My final selection would be Blessed John Henry Newman’s Apologia pro Vita Sua, a book which impacted me greatly when I first read it, oh so many years ago.

Assembling such a gathering of books around me, marooned in blessed solitude, I’m not sure that I would be in any hurry to be rescued. In fact, were a ship to arrive before I’d had time to read all of these volumes multiple times, I think I’d ask the captain to come back later, in a year or two, bringing with him all those books I’d left behind, which were now weighing on my conscience as sins of omission. How could I have left C.S. Lewis behind? What on earth was I thinking? Or Boethius? Or Bede? Or Chaucer? And what of the many works of Dickens?
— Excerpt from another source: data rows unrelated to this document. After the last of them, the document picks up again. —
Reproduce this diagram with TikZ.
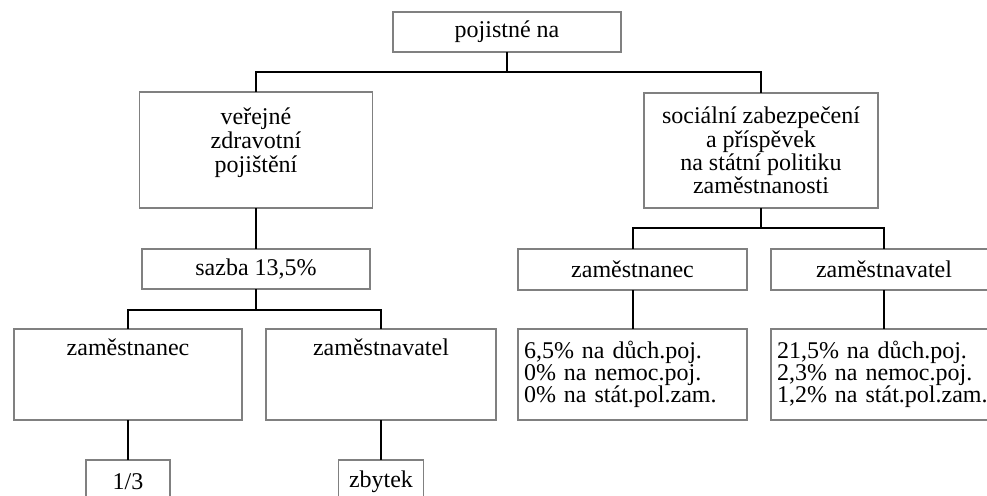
\documentclass[tikz,border=0pt]{standalone}
\usepackage{fontspec}
\setmainfont{Liberation Serif}

\tikzset{
  box/.style={draw=gray,line width=0.8pt,inner sep=0pt,outer sep=0pt,font=\fontsize{12}{11.7}\selectfont},
  listbox/.style={box,align=left,inner xsep=3pt,font=\fontsize{12}{10.9}\selectfont},
  link/.style={line width=1pt,black},
}

\begin{document}
\begin{tikzpicture}[x=0.5pt,y=-0.5pt]
\clip[use as bounding box](0,0)rectangle(987,495);
% top
\node[box,minimum width=114pt,minimum height=20pt](top)at(507,32){pojistné na};
% left branch
\node[box,minimum width=116.5pt,minimum height=58pt](vzp)at(256,150)
  {\parbox[c][58pt][t]{110pt}{\centering\baselineskip=12pt\vspace{8pt}veřejné\\zdravotní\\pojištění}};
\node[box,minimum width=114pt,minimum height=20pt](sazba)at(256,269){sazba 13,5\%};
\node[box,minimum width=114pt,minimum height=45.5pt](zamL)at(128,374.5)
  {\parbox[c][45.5pt][t]{110pt}{\centering\vspace{5pt}zaměstnanec}};
\node[box,minimum width=115pt,minimum height=45.5pt](zavL)at(381,374.5)
  {\parbox[c][45.5pt][t]{110pt}{\centering\vspace{5pt}zaměstnavatel}};
\node[box,minimum width=42pt,minimum height=22pt](tretina)at(128,482){1/3};
\node[box,minimum width=42.5pt,minimum height=22pt](zbytek)at(381,482){zbytek};
% right branch
\node[box,minimum width=117pt,minimum height=57.5pt,align=center](soc)at(761,150.5)
  {sociální zabezpečení\\a příspěvek\\na státní politiku\\zaměstnanosti};
\node[box,minimum width=114.5pt,minimum height=20.5pt](zamR)at(632.5,269.5){zaměstnanec};
\node[box,minimum width=113pt,minimum height=20.5pt](zavR)at(884,269.5){zaměstnavatel};
\node[listbox,minimum width=114.5pt,minimum height=45.5pt,text width=108.5pt](procL)at(632.5,374.5)
  {6,5\% na důch.poj.\\0\% na nemoc.poj.\\0\% na stát.pol.zam.};
\node[listbox,minimum width=113pt,minimum height=45.5pt,text width=107pt](procR)at(884,374.5)
  {21,5\% na důch.poj.\\2,3\% na nemoc.poj.\\1,2\% na stát.pol.zam.};
% connectors
\coordinate(j1)at(507,72);
\coordinate(j2)at(256,310);
\coordinate(j3)at(761,228);
\draw[link](top.south)--(j1)-|(vzp.north);
\draw[link](j1)-|(soc.north);
\draw[link](vzp)--(sazba);
\draw[link](sazba.south)--(j2)-|(zamL.north);
\draw[link](j2)-|(zavL.north);
\draw[link](zamL)--(tretina);
\draw[link](zavL)--(zbytek);
\draw[link](soc.south)--(j3)-|(zamR.north);
\draw[link](j3)-|(zavR.north);
\draw[link](zamR)--(procL);
\draw[link](zavR)--(procR);
\end{tikzpicture}
\end{document}
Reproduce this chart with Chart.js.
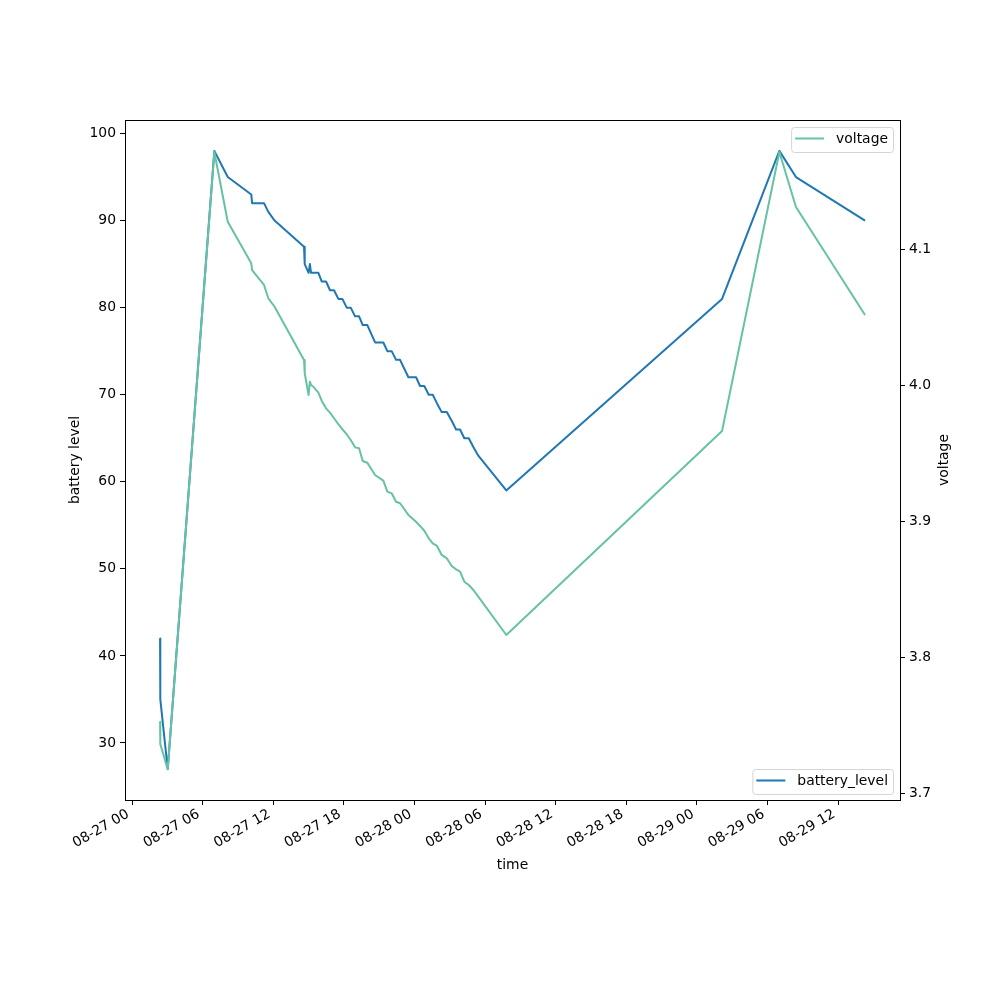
<!DOCTYPE html>
<html>
<head>
<meta charset="utf-8">
<script src="https://cdn.jsdelivr.net/npm/chart.js@4.4.1/dist/chart.umd.min.js"></script>
<style>
  html, body { margin: 0; padding: 0; background: #fff; }
</style>
</head>
<body>
<canvas id="chart" width="1000" height="1000"></canvas>
<script>
// time is counted in hours from 08-27 00:00
const hours = [2.38, 2.40, 3.03, 6.99, 8.13, 10.13, 10.20, 11.21, 11.58, 12.11,
               14.61, 14.67, 15.00, 15.11, 15.21, 15.40, 15.83, 16.12, 16.48, 16.82,
               17.16, 17.53, 17.87, 18.24, 18.58, 18.95, 19.29, 19.60, 19.99, 20.65,
               21.35, 21.69, 22.06, 22.43, 22.77, 23.48, 24.13, 24.47, 24.83, 25.21,
               25.55, 25.91, 26.31, 26.74, 27.16, 27.53, 27.87, 28.23, 28.61, 29.00,
               29.42, 31.80, 50.13, 55.00, 56.41, 62.28];

const batteryLevel = [42, 35, 27, 98, 95, 93, 92, 92, 91, 90,
                      87, 85, 84, 85, 84, 84, 84, 83, 83, 82,
                      82, 81, 81, 80, 80, 79, 79, 78, 78, 76,
                      76, 75, 75, 74, 74, 72, 72, 71, 71, 70,
                      70, 69, 68, 68, 67, 66, 66, 65, 65, 64,
                      63, 59, 81, 98, 95, 90];

const voltage = [3.7525, 3.736, 3.7175, 4.1714, 4.1201, 4.0895, 4.0846, 4.0736, 4.0638, 4.0576,
                 4.0184, 4.0087, 3.9927, 4.0025, 4.0000, 3.9988, 3.9944, 3.9883, 3.9829, 3.9797,
                 3.9756, 3.9712, 3.9675, 3.9638, 3.9596, 3.9542, 3.9535, 3.9442, 3.9429, 3.9339,
                 3.9297, 3.9216, 3.9204, 3.9142, 3.9131, 3.9045, 3.8995, 3.8964, 3.8929, 3.8873,
                 3.8836, 3.8817, 3.8751, 3.8726, 3.8670, 3.8645, 3.8628, 3.8554, 3.8530, 3.8493,
                 3.8444, 3.8162, 3.9662, 4.1714, 4.1309, 4.0515];

const xTicks = [0, 6, 12, 18, 24, 30, 36, 42, 48, 54, 60];
const xTickLabels = ['08-27 00', '08-27 06', '08-27 12', '08-27 18', '08-28 00', '08-28 06',
                     '08-28 12', '08-28 18', '08-29 00', '08-29 06', '08-29 12'];
const batteryTicks = [30, 40, 50, 60, 70, 80, 90, 100];
const voltageTicks = [3.7, 3.8, 3.9, 4.0, 4.1];

const FONT = 'DejaVu Sans';
const tickFont = { family: FONT, size: 13.9 };

function drawLegend(ctx, right, top, color, label) {
  ctx.font = '13.9px "' + FONT + '"';
  const w = ctx.measureText(label).width;
  const boxW = 4 + 29 + 12 + w + 5;
  const boxH = 25;
  const left = right - boxW;
  ctx.save();
  ctx.beginPath();
  ctx.roundRect(left + 0.5, top + 0.5, boxW, boxH, 3);
  ctx.fillStyle = 'rgba(255,255,255,0.8)';
  ctx.fill();
  ctx.strokeStyle = '#d5d5d5';
  ctx.lineWidth = 1;
  ctx.stroke();
  const cy = top + 11.5;
  ctx.beginPath();
  ctx.moveTo(left + 4, cy);
  ctx.lineTo(left + 33, cy);
  ctx.strokeStyle = color;
  ctx.lineWidth = 2;
  ctx.stroke();
  ctx.fillStyle = '#000';
  ctx.textBaseline = 'middle';
  ctx.textAlign = 'left';
  ctx.fillText(label, left + 45, cy + 1);
  ctx.restore();
}

const extras = {
  id: 'extras',
  afterDraw(chart) {
    const { ctx, chartArea: a } = chart;
    ctx.save();
    // frame
    ctx.strokeStyle = '#000';
    ctx.lineWidth = 1;
    ctx.strokeRect(a.left + 0.5, a.top + 0.5, a.right - a.left, a.bottom - a.top);
    // axis titles
    ctx.fillStyle = '#000';
    ctx.font = '13.9px "' + FONT + '"';
    ctx.textAlign = 'center';
    ctx.textBaseline = 'middle';
    ctx.fillText('time', (a.left + a.right) / 2, 865);
    ctx.save();
    ctx.translate(75, (a.top + a.bottom) / 2);
    ctx.rotate(-Math.PI / 2);
    ctx.fillText('battery level', 0, 0);
    ctx.restore();
    ctx.save();
    ctx.translate(944, (a.top + a.bottom) / 2);
    ctx.rotate(-Math.PI / 2);
    ctx.fillText('voltage', 0, 0);
    ctx.restore();
    ctx.restore();
    drawLegend(ctx, a.right - 7, a.top + 7, '#66c2a5', 'voltage');
    drawLegend(ctx, a.right - 7, a.bottom - 31, '#1f77b4', 'battery_level');
  }
};

const tickGrid = { drawOnChartArea: false, drawTicks: true, tickLength: 5, tickColor: '#000', tickWidth: 1 };

new Chart(document.getElementById('chart').getContext('2d'), {
  type: 'line',
  data: {
    datasets: [
      {
        label: 'battery_level',
        data: hours.map((h, i) => ({ x: h, y: batteryLevel[i] })),
        yAxisID: 'y',
        borderColor: '#1f77b4',
        borderWidth: 2,
        borderJoinStyle: 'round',
        pointRadius: 0,
        tension: 0,
        fill: false,
        order: 1
      },
      {
        label: 'voltage',
        data: hours.map((h, i) => ({ x: h, y: voltage[i] })),
        yAxisID: 'y1',
        borderColor: '#66c2a5',
        borderWidth: 2,
        borderJoinStyle: 'round',
        pointRadius: 0,
        tension: 0,
        fill: false,
        order: 0
      }
    ]
  },
  options: {
    responsive: false,
    animation: false,
    devicePixelRatio: 1,
    layout: { padding: { top: 120, left: 0, right: 0, bottom: 0 } },
    plugins: {
      legend: { display: false },
      tooltip: { enabled: false }
    },
    scales: {
      x: {
        type: 'linear',
        position: 'bottom',
        min: -0.6,
        max: 65.25,
        grid: tickGrid,
        border: { display: false },
        afterBuildTicks: s => { s.ticks = xTicks.map(v => ({ value: v })); },
        afterFit: s => { s.height = 200; },
        ticks: {
          color: '#000',
          font: tickFont,
          padding: 1,
          labelOffset: -4,
          autoSkip: false,
          minRotation: 30,
          maxRotation: 30,
          callback: v => xTickLabels[xTicks.indexOf(v)]
        }
      },
      y: {
        position: 'left',
        min: 23.45,
        max: 101.55,
        grid: tickGrid,
        border: { display: false },
        afterBuildTicks: s => { s.ticks = batteryTicks.map(v => ({ value: v })); },
        afterFit: s => { s.width = 125; },
        ticks: { color: '#000', font: tickFont, padding: 4 }
      },
      y1: {
        position: 'right',
        min: 3.6949,
        max: 4.1949,
        grid: tickGrid,
        border: { display: false },
        afterBuildTicks: s => { s.ticks = voltageTicks.map(v => ({ value: v })); },
        afterFit: s => { s.width = 100; },
        ticks: { color: '#000', font: tickFont, padding: 4, callback: v => v.toFixed(1) }
      }
    }
  },
  plugins: [extras]
});
</script>
</body>
</html>
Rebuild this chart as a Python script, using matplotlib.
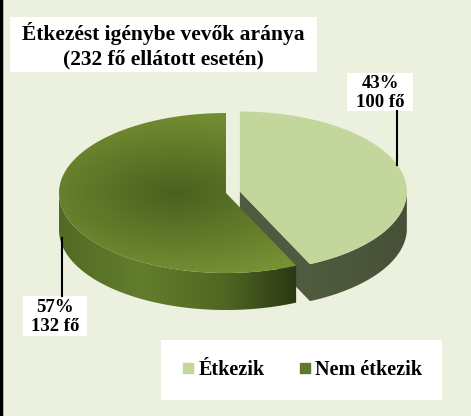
import numpy as np
import matplotlib.pyplot as plt
from matplotlib.patches import Polygon, Rectangle
from matplotlib.lines import Line2D

plt.rcParams['font.family'] = ['Liberation Serif', 'DejaVu Serif']
plt.rcParams['font.weight'] = 'bold'

# data
categories = ['Étkezik', 'Nem étkezik']
counts = [100, 132]
percents = [43, 57]
title = 'Étkezést igénybe vevők aránya\n(232 fő ellátott esetén)'

top_colors = ['#C3D69B', '#77933C']
legend_colors = ['#C3D69B', '#5F7A2C']

# layout (pixel space)
W, H = 471, 416
cx, cy = 226, 193
a, b = 167, 80
depth = 37
explode = [0.085, 0.0]

fig = plt.figure(figsize=(W / 100, H / 100), dpi=100)
fig.patch.set_facecolor('#EBF1DE')
ax = fig.add_axes([0, 0, 1, 1])
ax.set_xlim(0, W)
ax.set_ylim(H, 0)
ax.axis('off')

# slice angles, clockwise from 12 o'clock like Excel
total = sum(counts)
fr = np.array(counts) / total
ends = 90 - np.cumsum(fr) * 360
starts = np.concatenate([[90], ends[:-1]])


def pt(t, ox, oy, dz=0):
    t = np.radians(t)
    return cx + ox + a * np.cos(t), cy + oy - b * np.sin(t) + dz


def offset(i):
    mid = np.radians((starts[i] + ends[i]) / 2)
    return explode[i] * a * np.cos(mid), -explode[i] * b * np.sin(mid)


def clipped_gradient(poly, img, extent, z):
    ax.add_patch(poly)
    im = ax.imshow(img, extent=extent, origin='upper', aspect='auto',
                   zorder=z, interpolation='bilinear')
    im.set_clip_path(poly)


def hgrad(stops, n=200):
    xs = np.linspace(0, 1, n)
    pos = [s[0] for s in stops]
    img = np.zeros((2, n, 3))
    for c in range(3):
        img[:, :, c] = np.interp(xs, pos, [s[1][c] for s in stops]) / 255
    return img


# side walls (back to front)
for i in [0, 1]:
    ox, oy = offset(i)
    lo, hi = ends[i], starts[i]
    # radial cut face visible on exploded slice
    if explode[i] > 0:
        x0, y0 = cx + ox, cy + oy
        x1, y1 = pt(lo, ox, oy)
        face = Polygon([(x0, y0), (x1, y1), (x1, y1 + depth), (x0, y0 + depth)],
                       closed=True, fc='#4F5A40', ec='none', zorder=2)
        ax.add_patch(face)
    # outer arc, only front half
    ts = np.linspace(lo, hi, 300)
    ts = ts[(np.mod(ts, 360) >= 180) & (np.mod(ts, 360) <= 360)]
    if len(ts) == 0:
        continue
    xs, ys = pt(ts, ox, oy)
    verts = list(zip(xs, ys)) + list(zip(xs[::-1], ys[::-1] + depth))
    side = Polygon(verts, closed=True, fc='none', ec='none', zorder=3)
    if i == 0:
        img = hgrad([(0, (80, 92, 62)), (1, (70, 80, 55))])
    else:
        img = hgrad([(0, (82, 106, 36)), (0.35, (98, 126, 44)),
                     (0.7, (80, 102, 34)), (1, (42, 56, 18))])
    ext = [xs.min(), xs.max(), ys.max() + depth, ys.min()]
    clipped_gradient(side, img, ext, 3)

# top faces
for i in [0, 1]:
    ox, oy = offset(i)
    ts = np.linspace(ends[i], starts[i], 300)
    xs, ys = pt(ts, ox, oy)
    verts = [(cx + ox, cy + oy)] + list(zip(xs, ys))
    if i == 0:
        top = Polygon(verts, closed=True, fc=top_colors[0], ec='none', zorder=4)
        ax.add_patch(top)
    else:
        top = Polygon(verts, closed=True, fc='none', ec='none', zorder=4)
        gx = np.linspace(cx - a, cx + a, 200)
        gy = np.linspace(cy - b, cy + b, 120)
        GX, GY = np.meshgrid(gx, gy)
        r = np.sqrt(((GX - (cx - 50)) / a) ** 2 + ((GY - cy) / b) ** 2)
        r = np.clip(r / 1.1, 0, 1)
        inner = np.array([74, 96, 30]) / 255
        outer = np.array([118, 146, 52]) / 255
        img = inner + (outer - inner) * r[..., None]
        clipped_gradient(top, img, [cx - a, cx + a, cy + b, cy - b], 4)

# title
ax.add_patch(Rectangle((10, 17), 307, 55, fc='white', ec='none', zorder=5))
ax.text(163, 46, title, ha='center', va='center', fontsize=15.5,
        fontweight='bold', linespacing=1.3, zorder=6)

# data labels with leader lines
lab = [f'{p}%\n{c} fő' for p, c in zip(percents, counts)]
ax.add_patch(Rectangle((347, 73), 66, 38, fc='white', ec='none', zorder=5))
ax.text(380, 93, lab[0], ha='center', va='center', fontsize=13.5,
        fontweight='bold', linespacing=1.1, zorder=6)
ax.plot([397, 397], [111, 165], color='black', lw=1.5, zorder=5)

ax.add_patch(Rectangle((23, 296), 64, 40, fc='white', ec='none', zorder=5))
ax.text(55, 317, lab[1], ha='center', va='center', fontsize=13.5,
        fontweight='bold', linespacing=1.1, zorder=6)
ax.plot([62, 62], [238, 296], color='black', lw=1.5, zorder=5)

# legend
ax.add_patch(Rectangle((161, 340), 281, 60, fc='white', ec='none', zorder=5))
handles = [Line2D([], [], marker='s', ls='none', ms=7, color=c) for c in legend_colors]
leg = ax.legend(handles, categories, loc='center', ncol=2, frameon=False,
                bbox_to_anchor=((161 + 140) / W, 1 - 370 / H),
                prop={'size': 14.5, 'weight': 'bold'}, handletextpad=0.1,
                columnspacing=1.6, handlelength=0.8)
leg.set_zorder(6)

# left border
ax.plot([1, 1], [0, H], color='black', lw=2.5, zorder=7)

fig.savefig('out.png', dpi=100, facecolor=fig.get_facecolor())
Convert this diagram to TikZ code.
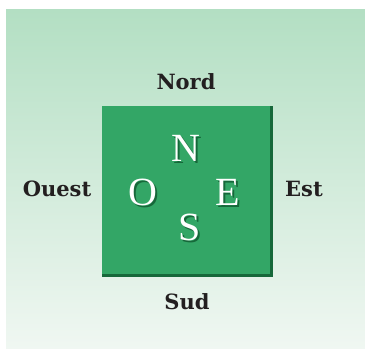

As I watched the ship sail off into the sunset, leaving me behind, I’d spend a moment or two wondering how things were in the world of wasted time, the world where needlessly created wants whirl around like a dust storm in a desert. Leaving such idle thoughts behind I’d return to my own little world in which time is well spent and not wasted, a world where time is made for the permanent things and the important things. I would take up the volume I’d been reading when I’d been rudely interrupted and would find myself once again in the presence of giants who had become my friends.